France ‘will not welcome migrants’ from Lampedusa: interior minister

France "will not welcome migrants" from the island, Gérald Darmanin has insisted

France 'will not welcome migrants' from Lampedusa: interior minister

France will not welcome any migrants coming from Italy’s Lampedusa, interior minister Gérald Darmanin has said after the Mediterranean island saw record numbers of arrivals.

Some 8,500 people arrived on Lampedusa on 199 boats between Monday and Wednesday last week, according to the UN’s International Organisation for
Migration, prompting European Commission president Ursula von der Leyen to travel there Sunday to announce an emergency action plan.
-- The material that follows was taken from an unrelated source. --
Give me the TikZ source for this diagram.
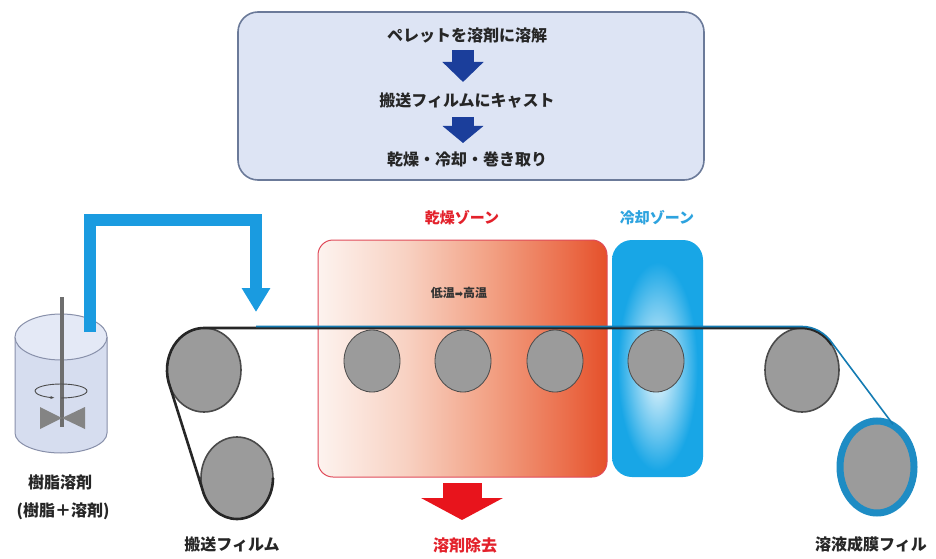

According to Darmanin, Paris told Italy it was “ready to help them return people to countries with which we have good diplomatic relations”, giving the
example of Ivory Coast and Senegal.

But France “will not welcome migrants” from the island, he said, speaking on French television on Tuesday evening.

Italian Prime Minister Giorgia Meloni has called on Italy’s EU partners to share more of the responsibility.

The recent arrivals on Lampedusa equal more than the whole population of the tiny Italian island.

The mass movement has stoked the immigration debate in France, where political parties in the country’s hung parliament are wrangling over a draft law governing new arrivals.

France is expected to face a call from Pope Francis for greater tolerance towards migrants later this week during a high-profile visit to Mediterranean city Marseille, where the pontiff will meet President Emmanuel Macron and celebrate mass before tens of thousands in a stadium.